* **Problem requirements**
Lines with "Give me the" and "const years = ['2003', '2004', '2005', '2006', '2007'];" mark the range, both included. Reproduce exactly that stretch, without pictures.

* **Provided entries**

----

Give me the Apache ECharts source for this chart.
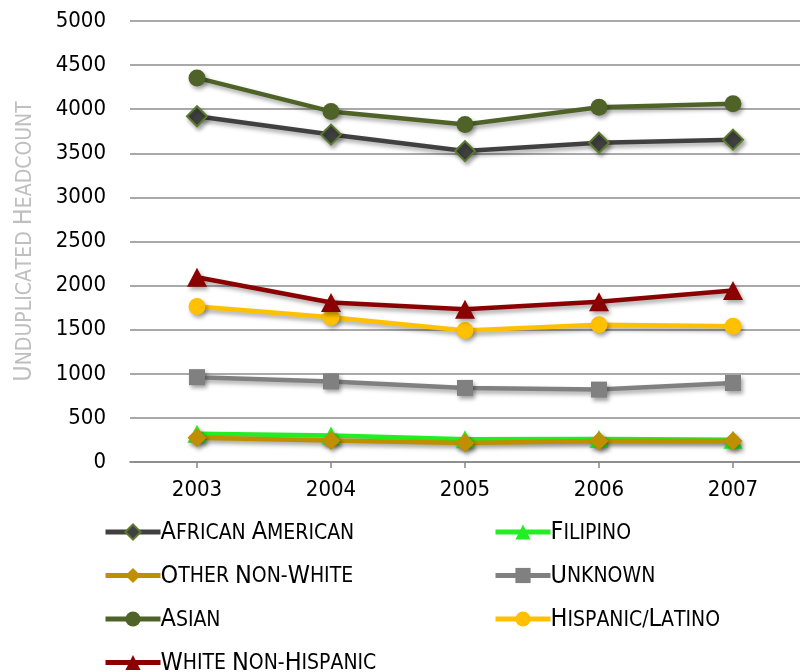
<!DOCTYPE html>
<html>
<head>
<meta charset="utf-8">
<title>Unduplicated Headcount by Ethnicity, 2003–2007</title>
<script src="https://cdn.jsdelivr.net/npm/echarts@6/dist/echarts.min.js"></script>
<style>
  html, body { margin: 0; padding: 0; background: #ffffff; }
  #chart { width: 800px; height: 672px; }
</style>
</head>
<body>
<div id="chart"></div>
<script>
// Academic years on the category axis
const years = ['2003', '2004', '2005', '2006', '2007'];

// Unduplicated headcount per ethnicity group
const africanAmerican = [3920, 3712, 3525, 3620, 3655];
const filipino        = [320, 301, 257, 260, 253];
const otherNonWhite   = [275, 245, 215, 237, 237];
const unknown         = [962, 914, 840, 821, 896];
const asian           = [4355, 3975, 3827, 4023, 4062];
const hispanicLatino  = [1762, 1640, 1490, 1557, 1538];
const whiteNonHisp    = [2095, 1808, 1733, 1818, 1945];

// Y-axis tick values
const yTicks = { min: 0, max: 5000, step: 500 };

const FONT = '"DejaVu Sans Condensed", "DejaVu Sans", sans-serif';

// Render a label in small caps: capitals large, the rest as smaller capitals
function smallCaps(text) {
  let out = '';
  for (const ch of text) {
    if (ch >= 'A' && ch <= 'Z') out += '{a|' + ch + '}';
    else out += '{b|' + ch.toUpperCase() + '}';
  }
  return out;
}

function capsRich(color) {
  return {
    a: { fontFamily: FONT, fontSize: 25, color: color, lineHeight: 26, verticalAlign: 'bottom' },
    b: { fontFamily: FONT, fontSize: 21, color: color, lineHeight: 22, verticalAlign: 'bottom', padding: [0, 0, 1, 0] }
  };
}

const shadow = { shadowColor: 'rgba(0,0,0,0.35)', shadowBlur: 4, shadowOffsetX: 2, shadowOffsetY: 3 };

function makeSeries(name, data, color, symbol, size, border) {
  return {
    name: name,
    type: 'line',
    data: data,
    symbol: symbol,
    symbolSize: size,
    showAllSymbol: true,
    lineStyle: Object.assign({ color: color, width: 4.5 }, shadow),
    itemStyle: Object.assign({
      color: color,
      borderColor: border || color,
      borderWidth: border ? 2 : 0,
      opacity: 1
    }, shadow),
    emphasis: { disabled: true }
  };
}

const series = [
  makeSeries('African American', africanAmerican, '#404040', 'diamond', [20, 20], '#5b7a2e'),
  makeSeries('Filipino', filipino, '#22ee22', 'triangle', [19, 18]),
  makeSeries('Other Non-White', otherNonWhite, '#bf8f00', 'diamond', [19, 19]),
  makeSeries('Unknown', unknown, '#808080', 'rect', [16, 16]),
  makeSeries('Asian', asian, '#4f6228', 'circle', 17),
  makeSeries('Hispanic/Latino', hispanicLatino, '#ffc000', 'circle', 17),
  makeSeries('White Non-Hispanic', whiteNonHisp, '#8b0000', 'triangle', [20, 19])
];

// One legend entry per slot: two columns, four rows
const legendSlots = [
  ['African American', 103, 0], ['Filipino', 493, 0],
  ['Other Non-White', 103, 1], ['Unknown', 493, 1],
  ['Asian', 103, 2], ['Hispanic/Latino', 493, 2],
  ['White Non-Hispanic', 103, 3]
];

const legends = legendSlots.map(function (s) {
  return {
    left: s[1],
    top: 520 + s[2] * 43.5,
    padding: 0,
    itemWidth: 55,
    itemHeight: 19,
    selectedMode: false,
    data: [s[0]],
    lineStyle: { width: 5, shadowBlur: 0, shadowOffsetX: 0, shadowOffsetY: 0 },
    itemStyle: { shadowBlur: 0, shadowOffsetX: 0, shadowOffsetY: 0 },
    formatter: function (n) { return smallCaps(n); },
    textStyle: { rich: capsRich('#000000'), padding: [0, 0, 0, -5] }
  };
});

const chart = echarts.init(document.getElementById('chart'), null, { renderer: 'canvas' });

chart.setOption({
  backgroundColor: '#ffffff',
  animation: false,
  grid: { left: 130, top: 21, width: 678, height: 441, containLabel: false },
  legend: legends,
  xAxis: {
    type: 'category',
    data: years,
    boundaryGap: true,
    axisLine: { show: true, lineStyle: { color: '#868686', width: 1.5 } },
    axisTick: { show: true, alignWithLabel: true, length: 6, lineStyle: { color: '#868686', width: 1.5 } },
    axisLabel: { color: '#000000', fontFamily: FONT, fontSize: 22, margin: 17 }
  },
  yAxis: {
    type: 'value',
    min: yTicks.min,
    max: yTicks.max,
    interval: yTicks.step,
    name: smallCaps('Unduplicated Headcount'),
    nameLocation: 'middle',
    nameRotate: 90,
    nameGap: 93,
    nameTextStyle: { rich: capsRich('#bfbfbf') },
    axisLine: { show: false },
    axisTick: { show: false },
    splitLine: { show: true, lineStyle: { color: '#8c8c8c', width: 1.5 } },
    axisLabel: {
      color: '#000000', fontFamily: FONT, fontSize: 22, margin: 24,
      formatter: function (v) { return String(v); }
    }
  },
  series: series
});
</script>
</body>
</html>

----

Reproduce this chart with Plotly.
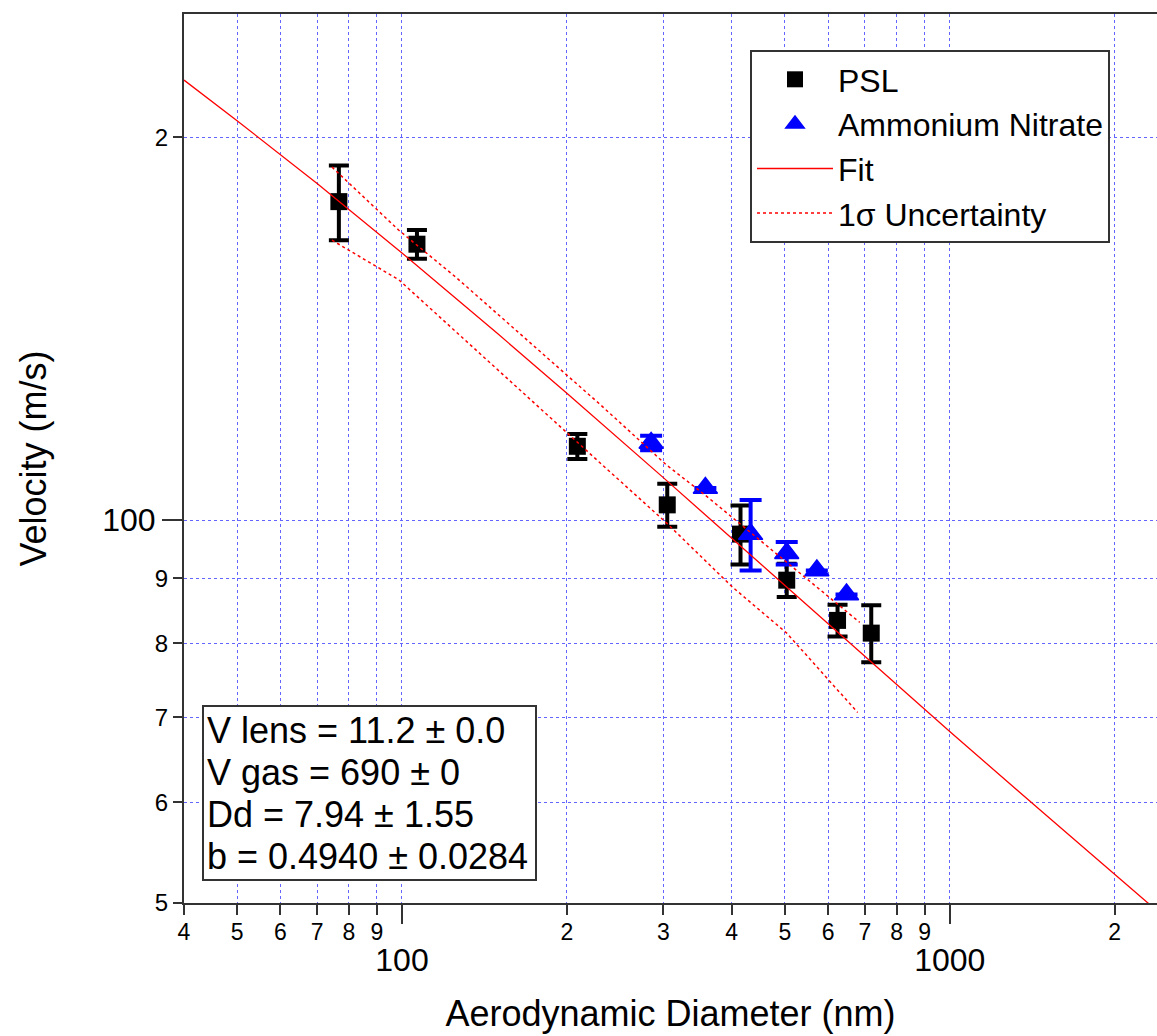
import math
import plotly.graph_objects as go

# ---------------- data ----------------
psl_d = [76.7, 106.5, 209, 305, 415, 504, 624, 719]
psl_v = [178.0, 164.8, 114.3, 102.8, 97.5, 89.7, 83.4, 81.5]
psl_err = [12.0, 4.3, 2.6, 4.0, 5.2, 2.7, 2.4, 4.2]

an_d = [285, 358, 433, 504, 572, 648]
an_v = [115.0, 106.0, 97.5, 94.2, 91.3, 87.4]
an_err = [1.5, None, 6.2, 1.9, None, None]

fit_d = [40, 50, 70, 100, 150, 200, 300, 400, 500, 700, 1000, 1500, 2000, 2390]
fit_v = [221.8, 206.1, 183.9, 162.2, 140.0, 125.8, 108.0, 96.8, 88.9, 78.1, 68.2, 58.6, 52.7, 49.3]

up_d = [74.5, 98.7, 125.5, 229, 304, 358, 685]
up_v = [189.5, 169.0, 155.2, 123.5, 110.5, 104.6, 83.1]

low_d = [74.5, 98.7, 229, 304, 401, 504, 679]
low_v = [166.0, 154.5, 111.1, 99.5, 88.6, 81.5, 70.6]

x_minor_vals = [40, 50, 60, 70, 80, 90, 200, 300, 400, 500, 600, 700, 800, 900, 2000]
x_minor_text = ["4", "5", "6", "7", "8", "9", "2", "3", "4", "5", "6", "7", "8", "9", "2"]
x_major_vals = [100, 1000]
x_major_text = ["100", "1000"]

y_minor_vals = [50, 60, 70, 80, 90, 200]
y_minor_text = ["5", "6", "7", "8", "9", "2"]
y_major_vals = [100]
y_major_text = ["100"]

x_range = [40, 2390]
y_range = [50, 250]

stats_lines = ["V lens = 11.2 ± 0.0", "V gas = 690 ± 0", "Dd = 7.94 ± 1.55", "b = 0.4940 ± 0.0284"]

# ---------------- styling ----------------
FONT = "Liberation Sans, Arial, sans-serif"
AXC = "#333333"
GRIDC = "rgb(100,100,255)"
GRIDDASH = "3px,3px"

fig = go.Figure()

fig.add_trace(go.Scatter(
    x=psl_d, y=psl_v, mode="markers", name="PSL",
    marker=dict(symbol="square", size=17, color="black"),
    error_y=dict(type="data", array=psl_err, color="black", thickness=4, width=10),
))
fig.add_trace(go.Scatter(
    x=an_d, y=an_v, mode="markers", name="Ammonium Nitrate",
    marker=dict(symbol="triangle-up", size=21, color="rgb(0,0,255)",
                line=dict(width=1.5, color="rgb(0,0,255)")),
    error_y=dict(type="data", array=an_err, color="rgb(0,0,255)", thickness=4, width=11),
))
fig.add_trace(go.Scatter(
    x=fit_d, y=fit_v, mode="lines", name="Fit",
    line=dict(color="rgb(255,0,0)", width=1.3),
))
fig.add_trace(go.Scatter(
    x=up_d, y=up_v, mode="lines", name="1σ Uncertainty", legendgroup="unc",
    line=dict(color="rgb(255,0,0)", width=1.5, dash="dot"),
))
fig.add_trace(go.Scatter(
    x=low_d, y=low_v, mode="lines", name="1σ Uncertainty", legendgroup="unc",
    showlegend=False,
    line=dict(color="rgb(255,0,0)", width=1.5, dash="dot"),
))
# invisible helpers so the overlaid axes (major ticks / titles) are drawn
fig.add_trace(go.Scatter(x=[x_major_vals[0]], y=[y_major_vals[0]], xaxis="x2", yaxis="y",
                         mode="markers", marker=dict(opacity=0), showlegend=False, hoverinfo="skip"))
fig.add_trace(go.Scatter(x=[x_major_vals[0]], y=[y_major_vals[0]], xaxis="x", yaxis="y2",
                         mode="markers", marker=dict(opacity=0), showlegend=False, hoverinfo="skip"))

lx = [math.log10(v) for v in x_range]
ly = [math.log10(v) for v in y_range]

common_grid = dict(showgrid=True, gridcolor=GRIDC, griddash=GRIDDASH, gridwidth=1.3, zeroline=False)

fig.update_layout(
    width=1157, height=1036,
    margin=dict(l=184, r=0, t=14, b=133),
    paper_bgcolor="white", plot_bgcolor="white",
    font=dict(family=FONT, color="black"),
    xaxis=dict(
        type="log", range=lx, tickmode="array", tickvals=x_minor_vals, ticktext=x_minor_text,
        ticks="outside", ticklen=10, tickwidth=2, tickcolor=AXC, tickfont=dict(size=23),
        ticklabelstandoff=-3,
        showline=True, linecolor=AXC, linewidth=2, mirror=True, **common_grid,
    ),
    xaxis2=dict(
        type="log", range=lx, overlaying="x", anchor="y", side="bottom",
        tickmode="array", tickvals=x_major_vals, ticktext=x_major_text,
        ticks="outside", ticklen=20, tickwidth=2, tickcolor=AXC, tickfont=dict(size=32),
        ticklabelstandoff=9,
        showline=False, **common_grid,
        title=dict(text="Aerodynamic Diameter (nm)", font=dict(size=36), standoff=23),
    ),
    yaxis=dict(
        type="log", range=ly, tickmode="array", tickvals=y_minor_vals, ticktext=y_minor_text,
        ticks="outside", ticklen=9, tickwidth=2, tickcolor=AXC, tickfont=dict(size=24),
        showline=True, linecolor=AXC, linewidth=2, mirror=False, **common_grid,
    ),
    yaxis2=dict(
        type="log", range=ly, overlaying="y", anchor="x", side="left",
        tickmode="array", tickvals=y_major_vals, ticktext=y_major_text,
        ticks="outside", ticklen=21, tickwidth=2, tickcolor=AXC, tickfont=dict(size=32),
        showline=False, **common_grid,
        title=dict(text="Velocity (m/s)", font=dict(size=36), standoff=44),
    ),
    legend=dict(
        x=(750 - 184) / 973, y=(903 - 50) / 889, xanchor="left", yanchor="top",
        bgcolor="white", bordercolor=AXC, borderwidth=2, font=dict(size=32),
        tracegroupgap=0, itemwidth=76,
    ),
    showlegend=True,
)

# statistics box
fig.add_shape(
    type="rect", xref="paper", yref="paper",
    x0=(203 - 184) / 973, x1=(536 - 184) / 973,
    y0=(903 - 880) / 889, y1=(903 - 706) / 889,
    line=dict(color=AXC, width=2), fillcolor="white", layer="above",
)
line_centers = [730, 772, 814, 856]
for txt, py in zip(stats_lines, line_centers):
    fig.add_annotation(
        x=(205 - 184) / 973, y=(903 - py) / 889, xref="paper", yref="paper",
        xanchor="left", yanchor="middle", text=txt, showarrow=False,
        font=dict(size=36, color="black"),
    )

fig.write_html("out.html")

----

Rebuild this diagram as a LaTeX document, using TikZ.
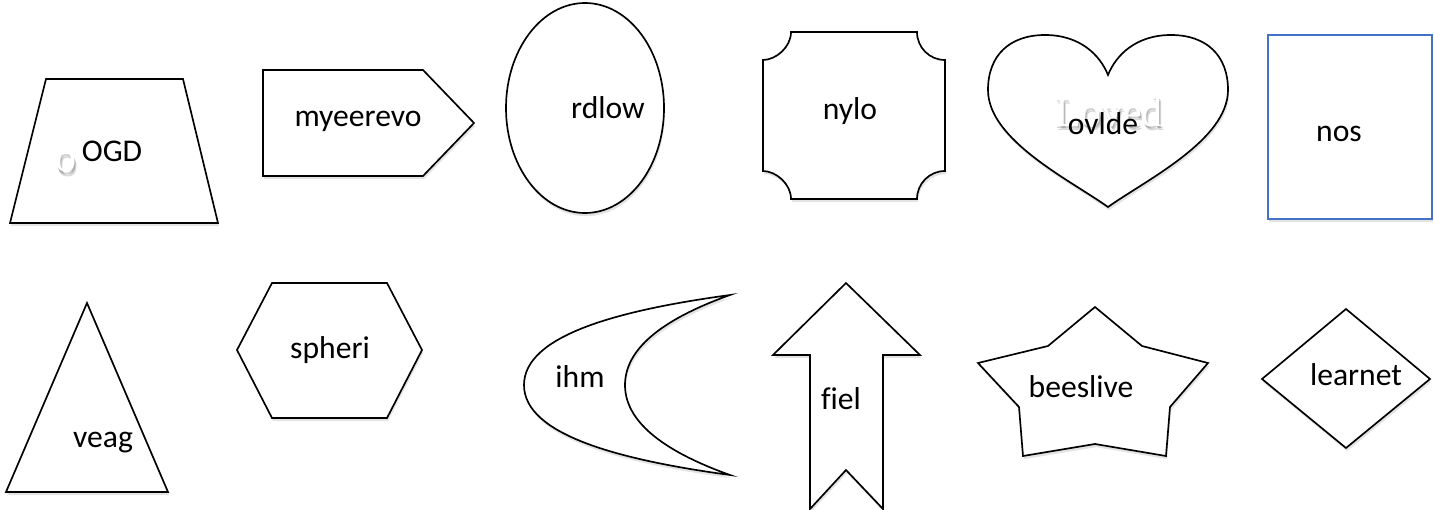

----

* **Right answer**
Give me the Apache ECharts source for this chart.
<!DOCTYPE html>
<html>
<head>
<meta charset="utf-8">
<title>Unduplicated Headcount by Ethnicity, 2003–2007</title>
<script src="https://cdn.jsdelivr.net/npm/echarts@6/dist/echarts.min.js"></script>
<style>
  html, body { margin: 0; padding: 0; background: #ffffff; }
  #chart { width: 800px; height: 672px; }
</style>
</head>
<body>
<div id="chart"></div>
<script>
// Academic years on the category axis
const years = ['2003', '2004', '2005', '2006', '2007'];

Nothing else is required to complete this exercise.